"Whaaa..??"

I am a terrible multi-tasker. The real tragedy is that I still try. Every day. Many times a day, and with dubious results at best, or death-defying results, at worst. (For me to talk on a cell phone and try to drive is the definition of tempting God...)

Take today, for instance. I have a candle-drawer, in my foyer. I was given a beautiful, antique oak dresser some years back, and I use it in my entry-way. I have drawers for the family's cell phone accoutrement's, a drawer for gloves or hats, and a drawer full of various candles and essential oils - these for ambiance in lighting and scenting our home.

Having just sprinkled a few drops of "balsam" oil around our fireplace this morning, I was on my way to put the tiny bottle back in the candle-drawer, when I spied a "poodle present". Need I elaborate? Our oldest poodle does not have the best control of his urges these days, and he sometimes leaves a "present" on the rug. So I took a detour, to get a tissue and disinfectant spray. I gathered said present (very dry, thankfully) in a tissue, and sprayed the area. Then, I tucked the spray under my arm, and left the room with poodle-poop wrapped in tissue in one hand, essential oil in the other, and disinfectant under my arm.
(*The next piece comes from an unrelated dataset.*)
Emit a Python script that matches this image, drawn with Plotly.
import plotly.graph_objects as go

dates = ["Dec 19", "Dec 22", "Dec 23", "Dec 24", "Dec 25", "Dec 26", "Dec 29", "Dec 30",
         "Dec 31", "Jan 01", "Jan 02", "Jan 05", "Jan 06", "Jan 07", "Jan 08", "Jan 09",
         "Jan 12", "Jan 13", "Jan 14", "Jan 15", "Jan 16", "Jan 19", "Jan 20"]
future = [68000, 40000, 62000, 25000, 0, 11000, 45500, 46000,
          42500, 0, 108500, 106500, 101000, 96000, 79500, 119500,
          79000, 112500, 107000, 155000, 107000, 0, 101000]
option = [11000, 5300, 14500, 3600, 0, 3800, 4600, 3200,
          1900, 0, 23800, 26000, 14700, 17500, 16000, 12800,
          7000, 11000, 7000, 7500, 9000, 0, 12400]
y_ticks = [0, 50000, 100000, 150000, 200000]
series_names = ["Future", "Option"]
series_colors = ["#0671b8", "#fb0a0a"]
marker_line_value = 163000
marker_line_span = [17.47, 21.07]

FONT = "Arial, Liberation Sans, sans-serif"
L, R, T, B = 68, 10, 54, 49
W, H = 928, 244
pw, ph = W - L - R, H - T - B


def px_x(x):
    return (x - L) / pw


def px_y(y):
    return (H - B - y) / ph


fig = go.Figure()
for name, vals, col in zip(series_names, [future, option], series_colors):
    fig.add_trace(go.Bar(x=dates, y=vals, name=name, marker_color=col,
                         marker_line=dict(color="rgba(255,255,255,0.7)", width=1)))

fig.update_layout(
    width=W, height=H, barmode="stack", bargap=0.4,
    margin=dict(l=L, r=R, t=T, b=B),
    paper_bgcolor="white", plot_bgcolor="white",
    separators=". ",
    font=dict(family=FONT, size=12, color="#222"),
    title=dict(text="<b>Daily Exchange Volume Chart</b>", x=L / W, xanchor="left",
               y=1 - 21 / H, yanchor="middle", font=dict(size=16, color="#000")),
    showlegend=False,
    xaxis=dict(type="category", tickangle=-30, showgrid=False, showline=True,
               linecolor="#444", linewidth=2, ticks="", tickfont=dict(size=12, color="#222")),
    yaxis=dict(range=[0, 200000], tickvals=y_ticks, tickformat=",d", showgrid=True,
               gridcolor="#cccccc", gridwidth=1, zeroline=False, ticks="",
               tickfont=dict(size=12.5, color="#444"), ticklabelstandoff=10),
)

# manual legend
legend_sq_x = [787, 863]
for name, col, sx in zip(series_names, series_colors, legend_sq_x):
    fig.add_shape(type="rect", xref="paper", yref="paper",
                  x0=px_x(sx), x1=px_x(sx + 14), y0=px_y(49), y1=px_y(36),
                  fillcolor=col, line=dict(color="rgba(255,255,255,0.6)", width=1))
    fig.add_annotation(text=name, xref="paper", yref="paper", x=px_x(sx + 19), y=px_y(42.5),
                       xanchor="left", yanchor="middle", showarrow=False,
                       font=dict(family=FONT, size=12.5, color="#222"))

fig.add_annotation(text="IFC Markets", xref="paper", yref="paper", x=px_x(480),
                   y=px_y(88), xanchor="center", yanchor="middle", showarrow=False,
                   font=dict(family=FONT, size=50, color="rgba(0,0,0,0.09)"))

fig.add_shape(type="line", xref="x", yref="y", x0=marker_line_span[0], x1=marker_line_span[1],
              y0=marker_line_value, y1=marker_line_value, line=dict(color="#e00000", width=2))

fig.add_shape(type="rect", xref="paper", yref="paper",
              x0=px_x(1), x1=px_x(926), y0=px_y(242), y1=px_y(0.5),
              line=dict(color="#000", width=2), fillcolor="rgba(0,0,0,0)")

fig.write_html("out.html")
Alarms should sound, every time I try.

I was "multi-tasking" again, and someone should stop me, or a siren ought to blast, yanking my attention to the task(s) at hand.
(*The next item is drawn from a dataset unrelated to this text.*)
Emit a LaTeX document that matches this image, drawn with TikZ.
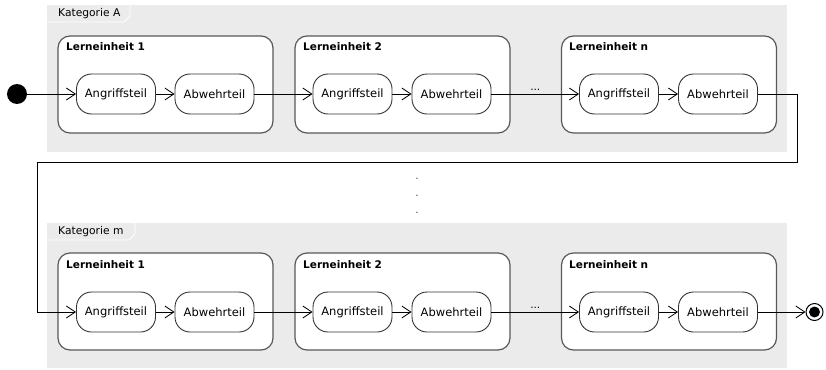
\documentclass[tikz,border=0pt]{standalone}
\usepackage{fontspec}
\setmainfont{DejaVu Sans}
\usetikzlibrary{arrows.meta}

\tikzset{
  kategorie/.style={fill=black!8, draw=none},
  reiter/.style={draw=white, line width=0.8pt},
  katname/.style={anchor=west, inner sep=0pt, font=\fontsize{10.7}{12}\selectfont},
  einheit/.style={draw=black!65, line width=1.2pt, rounded corners=12pt, fill=white,
    minimum width=215pt, minimum height=97pt, inner sep=0pt},
  titel/.style={anchor=west, inner sep=0pt, font=\fontsize{10.5}{12}\selectfont\bfseries},
  teil/.style={draw=black!80, line width=0.9pt, rounded corners=15pt, fill=white,
    minimum width=79pt, minimum height=40pt, inner sep=0pt, font=\fontsize{11.5}{13}\selectfont},
  pfeil/.style={-{Straight Barb[length=9pt,width=12pt]}, line width=0.8pt},
  luecke/.style={above, inner sep=3pt, font=\fontsize{10.5}{12}\selectfont},
}

\begin{document}
\begin{tikzpicture}[x=1pt,y=-1pt]
\useasboundingbox (0,0) rectangle (826,369);

% Kategorie A
\fill[kategorie] (47,5) rectangle (787,152);
\draw[reiter] (130,5) -- (130,16) -- (124,22) -- (47,22);
\node[katname] (katA) at (58,14) {Kategorie A};

\node[einheit] (einA1) at (165.5,84.5) {};
\node[einheit] (einA2) at (402.5,84.5) {};
\node[einheit] (einAn) at (669,84.5) {};
\node[titel] (titA1) at (66,47) {Lerneinheit 1};
\node[titel] (titA2) at (303,47) {Lerneinheit 2};
\node[titel] (titAn) at (569,47) {Lerneinheit n};

\node[teil] (angA1) at (116,94) {Angriffsteil};
\node[teil] (abwA1) at (214.5,94) {Abwehrteil};
\node[teil] (angA2) at (352.5,94) {Angriffsteil};
\node[teil] (abwA2) at (451.5,94) {Abwehrteil};
\node[teil] (angAn) at (619,94) {Angriffsteil};
\node[teil] (abwAn) at (718,94) {Abwehrteil};

% Kategorie m
\fill[kategorie] (47,223) rectangle (787,368);
\draw[reiter] (135,223) -- (135,234) -- (129,240) -- (47,240);
\node[katname] (katM) at (58,231.5) {Kategorie m};

\node[einheit] (einM1) at (165.5,301.5) {};
\node[einheit] (einM2) at (402.5,301.5) {};
\node[einheit] (einMn) at (669,301.5) {};
\node[titel] (titM1) at (66,265) {Lerneinheit 1};
\node[titel] (titM2) at (303,265) {Lerneinheit 2};
\node[titel] (titMn) at (569,265) {Lerneinheit n};

\node[teil] (angM1) at (116,312) {Angriffsteil};
\node[teil] (abwM1) at (214.5,312) {Abwehrteil};
\node[teil] (angM2) at (352.5,312) {Angriffsteil};
\node[teil] (abwM2) at (451.5,312) {Abwehrteil};
\node[teil] (angMn) at (619,312) {Angriffsteil};
\node[teil] (abwMn) at (718,312) {Abwehrteil};

% Start, Ende, Punkte
\node[circle, fill=black, minimum size=20pt, inner sep=0pt] (start) at (17,94) {};
\node[circle, draw=black, line width=1pt, fill=white, minimum size=17pt, inner sep=0pt] (ende) at (814.5,312) {};
\node[circle, fill=black, minimum size=11pt, inner sep=0pt] (endekern) at (ende) {};
\node[align=center, text=black!70, font=\fontsize{10.5}{17}\selectfont] (punkte) at (417,196) {.\\.\\.};

\coordinate (rechts) at (797,162);
\coordinate (links) at (37,162);

\draw[pfeil] (start) -- (angA1);
\draw[pfeil] (angA1) -- (abwA1);
\draw[pfeil] (abwA1) -- (angA2);
\draw[pfeil] (angA2) -- (abwA2);
\draw[pfeil] (abwA2) -- node[luecke] (lueckeA) {...} (angAn);
\draw[pfeil] (angAn) -- (abwAn);
\draw[pfeil] (abwAn.east) -| (rechts) -- (links) |- (angM1.west);
\draw[pfeil] (angM1) -- (abwM1);
\draw[pfeil] (abwM1) -- (angM2);
\draw[pfeil] (angM2) -- (abwM2);
\draw[pfeil] (abwM2) -- node[luecke] (lueckeM) {...} (angMn);
\draw[pfeil] (angMn) -- (abwMn);
\draw[pfeil] (abwMn) -- (ende);
\end{tikzpicture}
\end{document}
It wasn't until I reached my final destination, the cleaning-closet, to return the spray, that I began to question the order of events. With some degree of consternation, I realized that, yet again, my memory was quite fuzzy. Did I? Nnnnnnno. I couldn't have. But...what if? Sure enough, upon investigation, I found tissue-wrapped poop in the candle-drawer, and a little bottle of essential oil in the trash can.

Reminds me of the night I set my toes aflame.

It is my habit to unwind, each night. I am a prisoner of my routines, have been for years. Tim was deep in study, in another room, and I was more or less alone. My children were all small, and fast asleep. I decided to light a candle on my dressing-table, before crawling in bed with a book. I picked up the long-nosed lighter that is always close at hand (candle-aficionado that I am) and only then noticed that the red polish on my toes was chipped in one place.

"Can't have that" my brain thought to itself. Church was next morning, and I was going to wear some cute sandals.

So I detoured (oh, those detours!) to my bathroom, raised and planted my left foot on the back of the toilet, where all my nail-polishes sat in a tiny tray...

...and promptly lit my big toe. Yup. The lighter was still in my right hand. I was trying to multi-task, and as I've already told you, that is a big, big mistake. As the flame barely touched the toenail, I yelped in utter disbelief and surprise.

I don't do these things because I'm stupid. Really! Actually, it is because I have a bit of a high IQ. (Really!) I'm always too busy contemplating soteriology or sovereignty or pneumatology or how I next want to have my hair cut, to pay a whole lot of attention to what I'm physically doing. My life is lived all in my head, and it is getting crowded up there. Lotsa big thoughts, all elbowing for room.

So please - if ever you come to visit me, and you find poop in unexpected places...do extend me the benefit of the doubt. I won't have done it on purpose.